(Excerpt from a dataset)
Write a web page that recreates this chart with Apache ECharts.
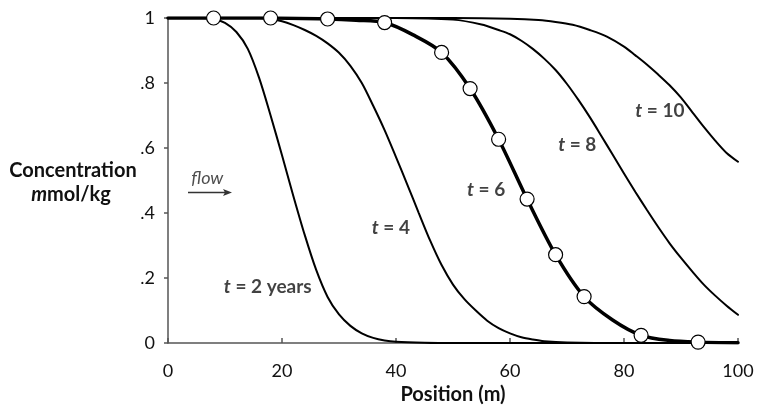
<!DOCTYPE html>
<html>
<head>
<meta charset="utf-8">
<script src="https://cdn.jsdelivr.net/npm/echarts@6/dist/echarts.min.js"></script>
<style>
html,body{margin:0;padding:0;background:#fff;}
#main{width:759px;height:410px;}
</style>
</head>
<body>
<div id="main"></div>
<script>
// ---- data ----
const xTicks = [0, 20, 40, 60, 80, 100];
const yTickLabels = ['0', '.2', '.4', '.6', '.8', '1'];

const t2X = [0, 6, 8, 10, 12, 14, 16, 18, 20, 22, 24, 26, 28, 30, 32, 34, 36, 38, 40, 45, 50, 60, 70, 80, 90, 100];
const t2Y = [1, 1, 0.997, 0.985, 0.957, 0.905, 0.815, 0.70, 0.578, 0.452, 0.332, 0.225, 0.142, 0.088, 0.053, 0.03, 0.016, 0.008, 0.004, 0.001, 0, 0, 0, 0, 0, 0];

const t4X = [0, 16, 18, 20, 22, 24, 26, 28, 30, 32, 34, 36, 38, 40, 42, 44, 46, 48, 50, 52, 54, 56, 58, 60, 62, 64, 66, 70, 80, 90, 100];
const t4Y = [1, 1, 0.997, 0.99, 0.978, 0.963, 0.945, 0.922, 0.893, 0.853, 0.80, 0.73, 0.655, 0.572, 0.487, 0.40, 0.315, 0.24, 0.18, 0.135, 0.10, 0.069, 0.046, 0.03, 0.018, 0.011, 0.006, 0.002, 0, 0, 0];

const t6X = [0, 8, 18, 28, 33, 38, 43, 48, 53, 58, 63, 68, 73, 78, 83, 88, 93, 100];
const t6Y = [1, 1, 1, 0.997, 0.993, 0.986, 0.948, 0.894, 0.783, 0.627, 0.443, 0.272, 0.143, 0.071, 0.024, 0.008, 0.003, 0.001];

const t8X = [0, 40, 50, 55, 58, 60, 62, 64, 66, 68, 70, 72, 74, 76, 78, 80, 82, 84, 86, 88, 90, 92, 94, 96, 98, 100];
const t8Y = [1, 1, 0.995, 0.98, 0.963, 0.95, 0.93, 0.905, 0.875, 0.84, 0.797, 0.748, 0.695, 0.638, 0.58, 0.522, 0.465, 0.41, 0.357, 0.307, 0.262, 0.22, 0.18, 0.146, 0.115, 0.087];

const t10X = [0, 50, 60, 65, 68, 71, 74, 77, 80, 82, 84, 86, 88, 90, 92, 94, 96, 98, 100];
const t10Y = [1, 1, 0.998, 0.994, 0.988, 0.979, 0.963, 0.943, 0.912, 0.885, 0.857, 0.826, 0.793, 0.755, 0.71, 0.665, 0.623, 0.585, 0.558];

// measured points (open circles) on the t = 6 curve
const obsX = [8, 18, 28, 38, 48, 53, 58, 63, 68, 73, 83, 93];
const obsY = [1.0, 1.0, 0.997, 0.986, 0.894, 0.783, 0.627, 0.443, 0.272, 0.143, 0.024, 0.003];

// curve annotations (anchor in data units)
const curveLabels = [
  {text: '{i|t} = 2 years', x: 17.5, y: 0.174},
  {text: '{i|t} = 4', x: 39.1, y: 0.355},
  {text: '{i|t} = 6', x: 55.8, y: 0.472},
  {text: '{i|t} = 8', x: 71.8, y: 0.609},
  {text: '{i|t} = 10', x: 86.3, y: 0.713}
];
const flowLabel = {text: 'flow', x: 6.9, y: 0.508};

const FONT = 'Lato';
const zip = (a, b) => a.map((v, i) => [v, b[i]]);

const chart = echarts.init(document.getElementById('main'), null, {renderer: 'canvas'});

function curve(name, xs, ys, width) {
  return {
    name, type: 'line', data: zip(xs, ys), smooth: 0.3,
    showSymbol: false, symbol: 'none', silent: true,
    lineStyle: {color: '#000', width: width, cap: 'round'}, z: 2
  };
}

const option = {
  animation: false,
  backgroundColor: '#fff',
  textStyle: {fontFamily: FONT},
  grid: {left: 168, right: 21, top: 18, bottom: 65, containLabel: false},
  xAxis: {
    type: 'value', min: 0, max: 100, interval: 20, offset: 10,
    axisLine: {show: true, lineStyle: {color: '#555', width: 1.5}},
    axisTick: {show: true, inside: true, length: 5, lineStyle: {color: '#555', width: 1.5}},
    axisLabel: {color: '#111', fontSize: 18, fontFamily: FONT, margin: 9,
      formatter: v => xTicks.includes(v) ? String(v) : ''},
    splitLine: {show: false},
    name: 'Position (m)', nameLocation: 'middle', nameGap: 30,
    nameTextStyle: {color: '#111', fontSize: 20, fontWeight: 'bold', fontFamily: FONT}
  },
  yAxis: {
    type: 'value', min: 0, max: 1, interval: 0.2, offset: 8,
    axisLine: {show: true, lineStyle: {color: '#555', width: 1.5}},
    axisTick: {show: true, inside: false, length: 4, lineStyle: {color: '#555', width: 1.5}},
    axisLabel: {color: '#111', fontSize: 18, fontFamily: FONT, margin: 5,
      formatter: v => yTickLabels[Math.round(v * 5)]},
    splitLine: {show: false}
  },
  series: [
    curve('t=2', t2X, t2Y, 2),
    curve('t=4', t4X, t4Y, 2),
    curve('t=8', t8X, t8Y, 2),
    curve('t=10', t10X, t10Y, 2),
    curve('t=6', t6X, t6Y, 3.5),
    {
      name: 'observed', type: 'scatter', data: zip(obsX, obsY), symbol: 'circle', symbolSize: 14,
      itemStyle: {color: '#fff', borderColor: '#000', borderWidth: 1.2, opacity: 1}, z: 5, silent: true
    },
    {
      name: 'labels', type: 'scatter', symbolSize: 0, silent: true, z: 6,
      data: curveLabels.map(l => ({value: [l.x, l.y], name: l.text})),
      label: {
        show: true, position: 'inside', formatter: p => p.name,
        color: '#111', fontSize: 19, fontWeight: 'bold', fontFamily: FONT,
        rich: {i: {fontStyle: 'italic', fontWeight: 'bold', fontSize: 19, fontFamily: FONT, color: '#111'}}
      }
    },
    {
      name: 'flow', type: 'scatter', symbolSize: 0, silent: true, z: 6,
      data: [{value: [flowLabel.x, flowLabel.y], name: flowLabel.text}],
      label: {show: true, position: 'inside', formatter: p => p.name,
        color: '#222', fontSize: 18, fontStyle: 'italic', fontFamily: FONT}
    }
  ],
  graphic: [
    {
      type: 'text', x: 73, y: 171,
      style: {text: 'Concentration', fontSize: 20, fontWeight: 'bold', fontFamily: FONT, fill: '#111',
        align: 'center', verticalAlign: 'middle'}
    },
    {
      type: 'text', x: 71, y: 195,
      style: {
        text: '{i|m}mol/kg', fontSize: 20, fontWeight: 'bold', fontFamily: FONT, fill: '#111',
        align: 'center', verticalAlign: 'middle',
        rich: {i: {fontStyle: 'italic', fontWeight: 'bold', fontSize: 20, fontFamily: FONT, fill: '#111'}}
      }
    },
    {
      type: 'line', shape: {x1: 188, y1: 192.5, x2: 226, y2: 192.5},
      style: {stroke: '#333', lineWidth: 1.3}
    },
    {
      type: 'polygon', shape: {points: [[232, 192.5], [223, 189], [225, 192.5], [223, 196]]},
      style: {fill: '#333'}
    }
  ]
};
chart.setOption(option);
</script>
</body>
</html>
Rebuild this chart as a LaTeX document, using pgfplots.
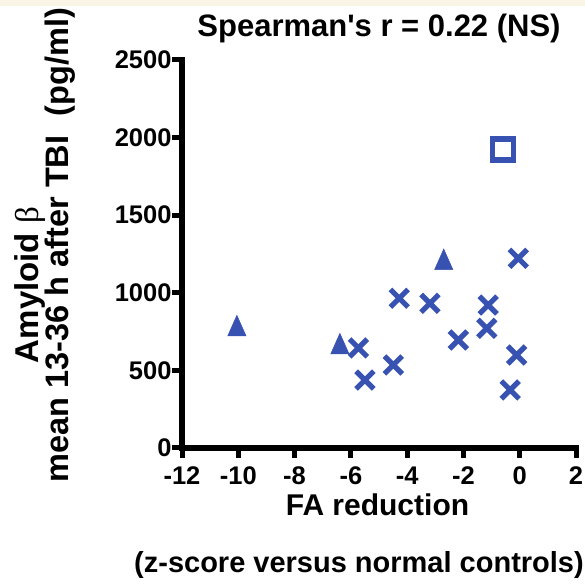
\documentclass[border=0pt]{standalone}
\usepackage{pgfplots}
\pgfplotsset{compat=1.18}
\usepackage{fontspec}
\setmainfont{Liberation Sans}
\newfontfamily\betafont{Liberation Serif}
\definecolor{mkblue}{RGB}{56,82,178}
\definecolor{cream}{RGB}{248,244,230}
\begin{document}
\begin{tikzpicture}
\fill[white] (0,0) rectangle (585bp,588bp);
\fill[cream] (0,582bp) rectangle (585bp,588bp);
\path[use as bounding box] (0,0) rectangle (585bp,588bp);
\begin{axis}[
  at={(182bp,140bp)}, anchor=south west,
  scale only axis, width=394bp, height=388bp,
  xmin=-12, xmax=2, ymin=0, ymax=2500,
  axis lines=left,
  axis line style={-, line width=5bp},
  xtick={-12,-10,...,2}, ytick={0,500,...,2500},
  tick style={line width=4.5bp},
  tick align=outside, major tick length=9bp,
  ticklabel style={font=\fontsize{25.5bp}{30bp}\selectfont\bfseries},
  xticklabel shift=6bp,
  yticklabel shift=-2bp,
  /pgf/number format/assume math mode=true,
  /pgf/number format/1000 sep={},
  clip=false,
]
\addplot[only marks, mark=x, mark size=12.5bp, line width=5.2bp, color=mkblue] coordinates {
  (-0.05,1222) (-4.28,965) (-3.19,932) (-1.12,921) (-1.17,771)
  (-2.18,696) (-0.11,599) (-0.34,374) (-4.49,535) (-5.50,438) (-5.73,645)
};
\addplot[only marks, mark=triangle*, mark size=10.5bp, color=mkblue,
  mark options={yscale=1.3, fill=mkblue, draw=mkblue, line width=0.5bp}] coordinates {
  (-10.05,767) (-6.39,651) (-2.70,1194)
};
\addplot[only marks, mark=square, mark size=10.5bp, line width=5.5bp, color=mkblue] coordinates {
  (-0.59,1923)
};
\end{axis}
% heavy axis lines and ticks drawn as filled bars
\fill[black] (179bp,137bp) rectangle (185bp,530.5bp);
\fill[black] (179bp,137bp) rectangle (578.5bp,143bp);
\foreach \k in {0,...,7} {
  \fill[black] ({(182+56.2857*\k-2.5)*1bp},130bp) rectangle ({(182+56.2857*\k+2.5)*1bp},141bp);
}
\foreach \k in {0,...,5} {
  \fill[black] (172bp,{(140+77.6*\k-2.5)*1bp}) rectangle (183bp,{(140+77.6*\k+2.5)*1bp});
}
\node[font=\fontsize{31bp}{36bp}\selectfont\bfseries, anchor=base] at (379bp,551bp) {Spearman\textquotesingle s r = 0.22 (NS)};
\node[rotate=90, anchor=base, font=\fontsize{33bp}{36bp}\selectfont\bfseries] at (38bp,303bp) {Amyloid {\betafont\mdseries β}};
\node[rotate=90, anchor=base, font=\fontsize{32.5bp}{36bp}\selectfont\bfseries] at (68bp,343bp) {mean 13-36 h after TBI\hspace{0.6em}(pg/ml)};
\node[anchor=base, font=\fontsize{30bp}{34bp}\selectfont\bfseries] at (377.5bp,72bp) {FA reduction};
\node[anchor=base, font=\fontsize{29bp}{34bp}\selectfont\bfseries] at (359bp,16bp) {(z-score versus normal controls)};
\end{tikzpicture}
\end{document}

▶ To do
Pictures do not belong in the copy. Repeat only the lines from the top of the records through the line containing "0.008, 0.003, 0.001];".

▶ Answer below
Write a web page that recreates this chart with Apache ECharts.
<!DOCTYPE html>
<html>
<head>
<meta charset="utf-8">
<script src="https://cdn.jsdelivr.net/npm/echarts@6/dist/echarts.min.js"></script>
<style>
html,body{margin:0;padding:0;background:#fff;}
#main{width:759px;height:410px;}
</style>
</head>
<body>
<div id="main"></div>
<script>
// ---- data ----
const xTicks = [0, 20, 40, 60, 80, 100];
const yTickLabels = ['0', '.2', '.4', '.6', '.8', '1'];

const t2X = [0, 6, 8, 10, 12, 14, 16, 18, 20, 22, 24, 26, 28, 30, 32, 34, 36, 38, 40, 45, 50, 60, 70, 80, 90, 100];
const t2Y = [1, 1, 0.997, 0.985, 0.957, 0.905, 0.815, 0.70, 0.578, 0.452, 0.332, 0.225, 0.142, 0.088, 0.053, 0.03, 0.016, 0.008, 0.004, 0.001, 0, 0, 0, 0, 0, 0];

const t4X = [0, 16, 18, 20, 22, 24, 26, 28, 30, 32, 34, 36, 38, 40, 42, 44, 46, 48, 50, 52, 54, 56, 58, 60, 62, 64, 66, 70, 80, 90, 100];
const t4Y = [1, 1, 0.997, 0.99, 0.978, 0.963, 0.945, 0.922, 0.893, 0.853, 0.80, 0.73, 0.655, 0.572, 0.487, 0.40, 0.315, 0.24, 0.18, 0.135, 0.10, 0.069, 0.046, 0.03, 0.018, 0.011, 0.006, 0.002, 0, 0, 0];

const t6X = [0, 8, 18, 28, 33, 38, 43, 48, 53, 58, 63, 68, 73, 78, 83, 88, 93, 100];
const t6Y = [1, 1, 1, 0.997, 0.993, 0.986, 0.948, 0.894, 0.783, 0.627, 0.443, 0.272, 0.143, 0.071, 0.024, 0.008, 0.003, 0.001];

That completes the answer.